» What is expected
Your task is to reproduce, verbatim and without pictures, the lines from the opening of the listing through the line containing "const lowBranch = [[1860, 4.26], [0, 4.03]];".

+===+

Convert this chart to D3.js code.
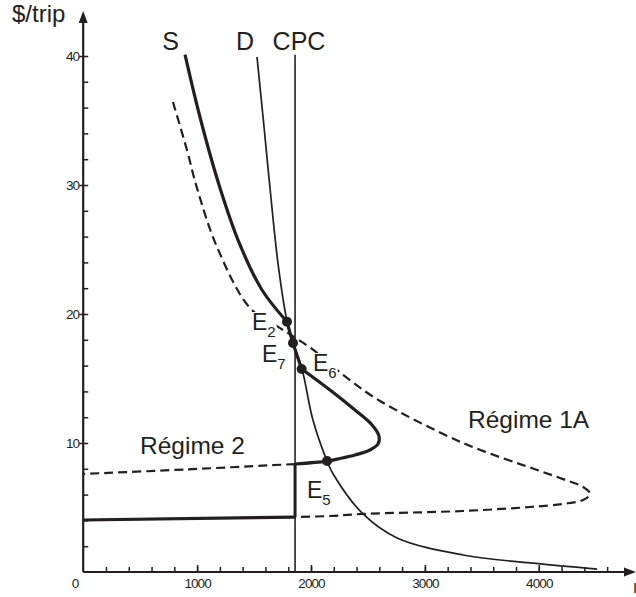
<!DOCTYPE html>
<html>
<head>
<meta charset="utf-8">
<script src="https://cdn.jsdelivr.net/npm/d3@7/dist/d3.min.js"></script>
<style>
  html, body { margin: 0; padding: 0; background: #fff; }
  svg { display: block; }
  text { font-family: "Liberation Sans", Arial, sans-serif; fill: #231f20; }
  .tick text { font-size: 13.5px; letter-spacing: -0.9px; }
</style>
</head>
<body>
<svg id="chart" width="636" height="597"></svg>
<script>
// Trips per period (x) against cost per trip in $ (y)
const xMajorTicks = [1000, 2000, 3000, 4000];
const xMinorTicks = d3.range(200, 4601, 200);
const yMajorTicks = [10, 20, 30, 40];
const yMinorTicks = d3.range(2, 41, 2);

// Capacity constraint (vertical line)
const cpc = 1860;

// Demand curve D
const demandD = [
  [1526, 39.92], [1579, 35.27], [1640, 29.77], [1710, 23.95], [1789, 19.46],
  [1842, 17.75], [1921, 15.74], [2017, 11.78], [2141, 8.60], [2194, 7.60],
  [2457, 4.50], [2756, 2.64], [3335, 1.32], [3924, 0.70], [4512, 0.23]
];

// Supply curve S (backward-bending), in three pieces joined at E2 and E6
const supplyUpper = [
  [894, 40.1], [1025, 35.27], [1201, 29.77], [1377, 25.35], [1570, 21.86],
  [1789, 19.4]
];
const supplyMiddle = [[1789, 19.4], [1842, 17.75], [1918, 15.74]];
const supplyLower = [
  [1918, 15.74], [2167, 14.11], [2386, 12.56], [2536, 11.40], [2597, 10.54],
  [2588, 9.92], [2518, 9.46], [2386, 9.07], [2255, 8.80], [2141, 8.6],
  [1860, 8.37]
];

// Régime 2 branch left of the capacity line (dashed)
const regime2Dashed = [[1860, 8.37], [900, 7.95], [0, 7.6]];

// Bottom branch: along capacity line, then back to the price axis (solid)
const capacitySegment = [[1860, 8.37], [1860, 4.26]];
const lowBranch = [[1860, 4.26], [0, 4.03]];

// Régime 1A curve (dashed)
const regime1A = [
  [788, 36.43], [911, 32.71], [999, 29.77], [1175, 25.19], [1464, 20.47],
  [1728, 18.91], [2009, 17.29], [2316, 15.04], [2606, 13.26], [3335, 10.0],
  [3985, 7.91], [4213, 7.20], [4389, 6.59], [4451, 6.05], [4389, 5.58],
  [4213, 5.28], [3924, 5.04], [3335, 4.73], [2457, 4.50], [2168, 4.34],
  [1860, 4.26]
];

// Equilibrium points
const equilibria = [
  { name: "E", sub: "2", q: 1789, p: 19.4 },
  { name: "E", sub: "7", q: 1842, p: 17.75 },
  { name: "E", sub: "6", q: 1918, p: 15.74 },
  { name: "E", sub: "5", q: 2141, p: 8.6 }
];

const ink = "#231f20";
const svg = d3.select("#chart");

const x = d3.scaleLinear().domain([0, 4800]).range([83.2, 83.2 + 4800 * 0.1139]);
const y = d3.scaleLinear().domain([0, 40]).range([572, 56]);

const line = d3.line().x(d => x(d[0])).y(d => y(d[1])).curve(d3.curveCatmullRom.alpha(0.5));
const straight = d3.line().x(d => x(d[0])).y(d => y(d[1]));

// Axes
const x0 = x(0), y0 = y(0);
svg.append("g").attr("transform", `translate(0,${y0})`)
  .call(d3.axisBottom(x).tickValues(xMinorTicks).tickSize(-5).tickFormat(""))
  .call(g => g.select(".domain").remove());
svg.append("g").attr("transform", `translate(0,${y0})`)
  .call(d3.axisBottom(x).tickValues(xMajorTicks).tickSize(-7).tickPadding(6).tickFormat(d3.format("d")))
  .call(g => g.select(".domain").remove());
svg.append("g").attr("transform", `translate(${x0},0)`)
  .call(d3.axisLeft(y).tickValues(yMinorTicks).tickSize(-5).tickFormat(""))
  .call(g => g.select(".domain").remove());
svg.append("g").attr("transform", `translate(${x0},0)`)
  .call(d3.axisLeft(y).tickValues(yMajorTicks).tickSize(4).tickPadding(0).tickFormat(d3.format("d")))
  .call(g => g.select(".domain").remove());
svg.selectAll(".tick line").attr("stroke", ink).attr("stroke-width", 1.5);
svg.selectAll(".tick text").attr("fill", ink);

// Axis lines with arrowheads
svg.append("line").attr("x1", x0).attr("x2", 628).attr("y1", y0).attr("y2", y0)
  .attr("stroke", ink).attr("stroke-width", 2.2);
svg.append("path").attr("d", `M636,${y0} L624,${y0 - 4.5} L624,${y0 + 4.5} Z`).attr("fill", ink);
svg.append("line").attr("x1", x0).attr("x2", x0).attr("y1", y0).attr("y2", 20)
  .attr("stroke", ink).attr("stroke-width", 2.2);
svg.append("path").attr("d", `M${x0},11 L${x0 - 4.5},23 L${x0 + 4.5},23 Z`).attr("fill", ink);

svg.append("text").attr("x", 75.5).attr("y", 588).attr("text-anchor", "middle")
  .style("font-size", "13.5px").text("0");
svg.append("text").attr("x", 633).attr("y", 593).style("font-size", "15px").text("I");
svg.append("text").attr("x", 12).attr("y", 22).style("font-size", "24px").text("$/trip");

// Capacity line
svg.append("line").attr("x1", x(cpc)).attr("x2", x(cpc)).attr("y1", y(40.1)).attr("y2", y0)
  .attr("stroke", ink).attr("stroke-width", 1.6);

// Dashed curves
svg.append("path").attr("d", line(regime1A)).attr("fill", "none")
  .attr("stroke", ink).attr("stroke-width", 2.2).attr("stroke-dasharray", "9,5");
svg.append("path").attr("d", line(regime2Dashed)).attr("fill", "none")
  .attr("stroke", ink).attr("stroke-width", 2.2).attr("stroke-dasharray", "9,5");

// White boxes behind the equilibrium labels mask the dashed curve there
const boxLayer = svg.append("g");

// Demand
svg.append("path").attr("d", line(demandD)).attr("fill", "none")
  .attr("stroke", ink).attr("stroke-width", 1.7);

// Supply and the solid branches
[supplyUpper, supplyMiddle, supplyLower].forEach(seg => {
  svg.append("path").attr("d", line(seg)).attr("fill", "none")
    .attr("stroke", ink).attr("stroke-width", 3.2).attr("stroke-linejoin", "round");
});
svg.append("path").attr("d", straight(capacitySegment)).attr("fill", "none")
  .attr("stroke", ink).attr("stroke-width", 3);
svg.append("path").attr("d", straight(lowBranch)).attr("fill", "none")
  .attr("stroke", ink).attr("stroke-width", 3.2);

// Equilibrium dots
svg.selectAll("circle.eq").data(equilibria).join("circle").attr("class", "eq")
  .attr("cx", d => x(d.q)).attr("cy", d => y(d.p)).attr("r", 5).attr("fill", ink);

// Equilibrium labels
const eqLabelPos = [[252, 330], [262, 362], [313, 371], [307, 498]];
equilibria.forEach((d, i) => {
  const t = svg.append("text").attr("x", eqLabelPos[i][0]).attr("y", eqLabelPos[i][1])
    .style("font-size", "23px");
  t.append("tspan").text(d.name);
  t.append("tspan").attr("dy", 7).style("font-size", "15px").text(d.sub);
  const b = t.node().getBBox();
  boxLayer.append("rect")
    .attr("x", b.x).attr("y", b.y + 3).attr("width", b.width + 1).attr("height", b.height - 4)
    .attr("fill", "#fff");
});

// Curve labels
const curveLabels = [["S", 170.5], ["D", 245], ["CPC", 299]];
curveLabels.forEach(([s, cx]) => {
  svg.append("text").attr("x", cx).attr("y", 50).attr("text-anchor", "middle")
    .style("font-size", "25px").text(s);
});
svg.append("text").attr("x", 140).attr("y", 454).style("font-size", "24.5px").text("Régime 2");
svg.append("text").attr("x", 468).attr("y", 428).style("font-size", "24.5px").text("Régime 1A");
</script>
</body>
</html>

+===+

» Complete response
Convert this chart to D3.js code.
<!DOCTYPE html>
<html>
<head>
<meta charset="utf-8">
<script src="https://cdn.jsdelivr.net/npm/d3@7/dist/d3.min.js"></script>
<style>
  html, body { margin: 0; padding: 0; background: #fff; }
  svg { display: block; }
  text { font-family: "Liberation Sans", Arial, sans-serif; fill: #231f20; }
  .tick text { font-size: 13.5px; letter-spacing: -0.9px; }
</style>
</head>
<body>
<svg id="chart" width="636" height="597"></svg>
<script>
// Trips per period (x) against cost per trip in $ (y)
const xMajorTicks = [1000, 2000, 3000, 4000];
const xMinorTicks = d3.range(200, 4601, 200);
const yMajorTicks = [10, 20, 30, 40];
const yMinorTicks = d3.range(2, 41, 2);

// Capacity constraint (vertical line)
const cpc = 1860;

// Demand curve D
const demandD = [
  [1526, 39.92], [1579, 35.27], [1640, 29.77], [1710, 23.95], [1789, 19.46],
  [1842, 17.75], [1921, 15.74], [2017, 11.78], [2141, 8.60], [2194, 7.60],
  [2457, 4.50], [2756, 2.64], [3335, 1.32], [3924, 0.70], [4512, 0.23]
];

// Supply curve S (backward-bending), in three pieces joined at E2 and E6
const supplyUpper = [
  [894, 40.1], [1025, 35.27], [1201, 29.77], [1377, 25.35], [1570, 21.86],
  [1789, 19.4]
];
const supplyMiddle = [[1789, 19.4], [1842, 17.75], [1918, 15.74]];
const supplyLower = [
  [1918, 15.74], [2167, 14.11], [2386, 12.56], [2536, 11.40], [2597, 10.54],
  [2588, 9.92], [2518, 9.46], [2386, 9.07], [2255, 8.80], [2141, 8.6],
  [1860, 8.37]
];

// Régime 2 branch left of the capacity line (dashed)
const regime2Dashed = [[1860, 8.37], [900, 7.95], [0, 7.6]];

// Bottom branch: along capacity line, then back to the price axis (solid)
const capacitySegment = [[1860, 8.37], [1860, 4.26]];
const lowBranch = [[1860, 4.26], [0, 4.03]];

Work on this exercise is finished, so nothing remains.